*Work to do*
Find each line with the word "chart" in it, then give the total alone.

*Supplied material*
++++++
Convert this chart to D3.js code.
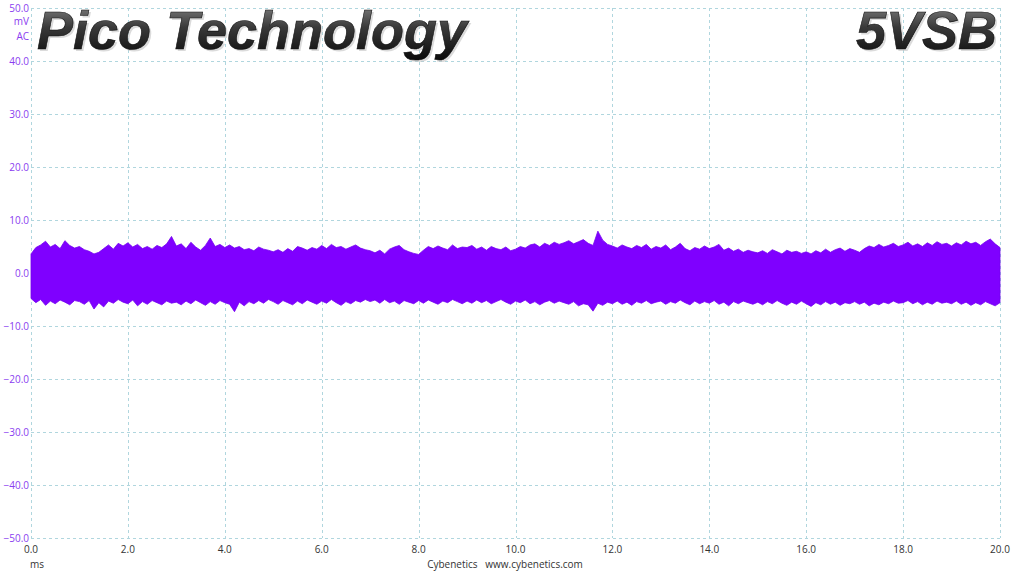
<!DOCTYPE html>
<html><head><meta charset="utf-8">
<script src="https://cdn.jsdelivr.net/npm/d3@7"></script>
<style>html,body{margin:0;padding:0;background:#fff;}svg{display:block;}</style>
</head><body>
<svg id="chart" width="1015" height="571"></svg>
<script>
// ---- data ----
const title = "Pico Technology";
const rail = "5VSB";
const yTicks = [50, 40, 30, 20, 10, 0, -10, -20, -30, -40, -50];
const xTicks = [0, 2, 4, 6, 8, 10, 12, 14, 16, 18, 20];
const sampleStep = 0.1; // ms
// upper envelope (mV), every 0.1 ms from 0 to 20 ms
const upper = [
 3.6,4.8,5.3,6.0,4.9,5.4,4.6,6.1,5.2,4.7,
 5.0,4.4,4.1,3.6,3.9,4.6,5.3,4.5,5.6,5.1,
 5.7,4.9,5.4,4.6,5.0,4.5,5.2,4.8,5.5,6.9,
 5.1,5.5,4.6,5.8,4.9,4.3,5.2,6.6,5.0,5.4,
 4.8,5.3,4.7,5.0,4.4,4.6,4.2,4.9,4.5,4.3,
 4.0,4.4,3.9,4.6,4.1,5.0,4.7,4.3,4.8,4.5,
 5.2,4.6,5.4,4.8,5.0,4.5,4.9,5.3,4.7,4.4,
 4.2,3.8,4.3,3.6,4.5,4.9,5.2,4.4,4.0,3.7,
 3.5,4.3,5.0,4.6,5.1,4.7,4.4,5.3,4.6,4.9,
 4.8,5.2,4.5,4.9,4.3,5.0,4.6,4.4,4.9,4.2,
 4.5,5.0,4.7,5.3,5.5,4.9,5.6,5.2,5.8,5.4,
 5.7,6.1,5.5,5.9,6.3,5.6,5.2,7.9,6.2,5.4,
 5.1,4.7,5.3,4.9,4.6,5.2,4.8,5.4,4.5,5.0,
 4.7,5.3,4.4,4.9,5.6,4.6,4.2,4.8,4.5,5.1,
 4.6,4.9,5.4,4.3,4.7,4.1,4.5,3.9,4.3,4.0,
 3.8,4.2,3.7,4.4,4.0,3.6,4.3,3.9,4.1,3.7,
 4.0,3.6,4.2,3.8,4.5,3.9,4.4,4.7,4.1,4.6,
 4.3,3.9,4.6,5.1,4.8,5.4,4.9,5.2,5.6,5.0,
 5.3,5.8,5.1,5.5,5.0,5.7,5.2,5.9,5.4,5.6,
 5.1,5.7,5.3,6.0,5.5,5.8,5.2,5.9,6.4,5.5,
 4.8
];
// lower envelope (mV)
const lower = [
 -4.8,-5.6,-5.0,-6.1,-5.3,-5.8,-5.1,-5.5,-6.0,-5.2,
 -5.4,-5.9,-5.2,-6.8,-5.6,-6.4,-5.3,-5.7,-5.0,-5.5,
 -5.8,-5.1,-6.2,-5.4,-5.9,-5.2,-5.6,-6.0,-5.3,-5.7,
 -5.5,-6.0,-5.3,-5.8,-5.1,-5.6,-6.1,-5.4,-5.9,-5.2,
 -5.6,-5.9,-7.3,-5.5,-6.2,-5.4,-5.8,-5.2,-5.7,-5.0,
 -5.4,-5.9,-5.2,-5.6,-6.0,-5.3,-5.8,-5.1,-5.5,-5.9,
 -5.3,-5.7,-5.0,-5.6,-6.1,-5.4,-5.8,-5.2,-5.5,-5.0,
 -5.4,-5.1,-5.7,-5.0,-5.6,-5.3,-5.9,-5.2,-5.5,-5.8,
 -5.2,-5.7,-5.1,-5.5,-5.9,-5.3,-5.6,-5.0,-5.4,-5.8,
 -5.3,-5.7,-5.1,-5.6,-5.2,-5.8,-5.4,-5.0,-5.5,-5.9,
 -5.3,-5.6,-5.1,-5.8,-5.4,-6.0,-5.5,-5.2,-5.7,-5.3,
 -5.6,-5.9,-5.4,-6.2,-5.8,-6.0,-7.2,-5.7,-6.1,-5.5,
 -5.8,-5.3,-5.9,-5.5,-6.1,-5.4,-5.7,-5.2,-5.8,-5.5,
 -5.3,-5.9,-5.4,-5.7,-5.1,-5.6,-6.0,-5.3,-5.8,-5.4,
 -5.7,-5.2,-5.9,-5.5,-6.2,-5.4,-5.8,-5.3,-5.6,-5.9,
 -5.5,-6.0,-5.4,-5.8,-5.2,-5.7,-6.1,-5.5,-5.9,-5.3,
 -5.8,-6.3,-5.6,-6.0,-5.4,-5.9,-5.5,-6.1,-5.6,-5.8,
 -5.4,-5.9,-5.5,-6.2,-5.7,-6.0,-5.5,-5.8,-5.3,-5.7,
 -5.6,-5.2,-5.8,-5.4,-6.0,-5.5,-5.9,-5.3,-5.7,-5.5,
 -5.8,-5.3,-5.9,-5.5,-6.1,-5.6,-6.0,-5.4,-5.8,-6.2,
 -5.6
];

// ---- chart ----
const svg = d3.select("#chart");
const x = d3.scaleLinear().domain([0, 20]).range([31, 1000]);
const y = d3.scaleLinear().domain([-50, 50]).range([538, 8]);
const gridColor = "#b0d6de";

const defs = svg.append("defs");
const grad = defs.append("linearGradient").attr("id", "tg").attr("x1", 0).attr("y1", 0).attr("x2", 0).attr("y2", 1);
grad.append("stop").attr("offset", "0%").attr("stop-color", "#8c8c8c");
grad.append("stop").attr("offset", "45%").attr("stop-color", "#3a3a3a");
grad.append("stop").attr("offset", "100%").attr("stop-color", "#0a0a0a");

// grid
const grid = svg.append("g");
grid.selectAll("line.h").data(yTicks).join("line")
  .attr("x1", x(0)).attr("x2", x(20))
  .attr("y1", d => y(d) + 0.5).attr("y2", d => y(d) + 0.5)
  .attr("stroke", gridColor).attr("stroke-width", 1).attr("stroke-dasharray", "3,3");
grid.selectAll("line.v").data(xTicks).join("line")
  .attr("y1", y(50)).attr("y2", y(-50))
  .attr("x1", d => Math.round(x(d)) + 0.5).attr("x2", d => Math.round(x(d)) + 0.5)
  .attr("stroke", gridColor).attr("stroke-width", 1).attr("stroke-dasharray", "3,3");

// waveform band
const series = upper.map((u, i) => ({t: i * sampleStep, hi: u, lo: lower[i]}));
const area = d3.area().x(d => x(d.t)).y0(d => y(d.lo)).y1(d => y(d.hi));
svg.append("path").datum(series).attr("d", area)
  .attr("fill", "#7f00ff").attr("stroke", "#7400f0").attr("stroke-width", 0.8);

// y labels
const yl = svg.append("g").attr("font-family", "'Open Sans', 'DejaVu Sans', sans-serif")
  .attr("font-size", 10).attr("fill", "#8a3cf0").attr("text-anchor", "end");
yl.selectAll("text").data(yTicks).join("text")
  .attr("x", 29).attr("y", d => y(d) + 3.5).text(d => d3.format(".1f")(d));
yl.append("text").attr("x", 29).attr("y", 25).text("mV");
yl.append("text").attr("x", 29).attr("y", 40).text("AC");

// x labels
const xl = svg.append("g").attr("font-family", "'Open Sans', 'DejaVu Sans', sans-serif")
  .attr("font-size", 10).attr("fill", "#333").attr("text-anchor", "middle");
xl.selectAll("text").data(xTicks).join("text")
  .attr("x", d => x(d)).attr("y", 553).text(d => d3.format(".1f")(d));
xl.append("text").attr("x", 37).attr("y", 568).text("ms");
xl.append("text").attr("x", 505).attr("y", 568).style("white-space", "pre")
  .text("Cybenetics   www.cybenetics.com");

// titles
function bigText(txt, xx, anchor) {
  const g = svg.append("g").attr("font-family", "'Liberation Sans', Arial, sans-serif")
    .attr("font-weight", "bold").attr("font-style", "italic").attr("font-size", 54)
    .attr("text-anchor", anchor);
  g.append("text").attr("x", xx + 2).attr("y", 51).text(txt).attr("fill", "#c4c4c4").attr("opacity", 0.6);
  g.append("text").attr("x", xx).attr("y", 49).text(txt)
    .attr("fill", "url(#tg)").attr("stroke", "#111").attr("stroke-width", 0.6);
}
bigText(title, 37, "start");
bigText(rail, 997, "end");
</script>
</body></html>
++++++
*Exercise output*
4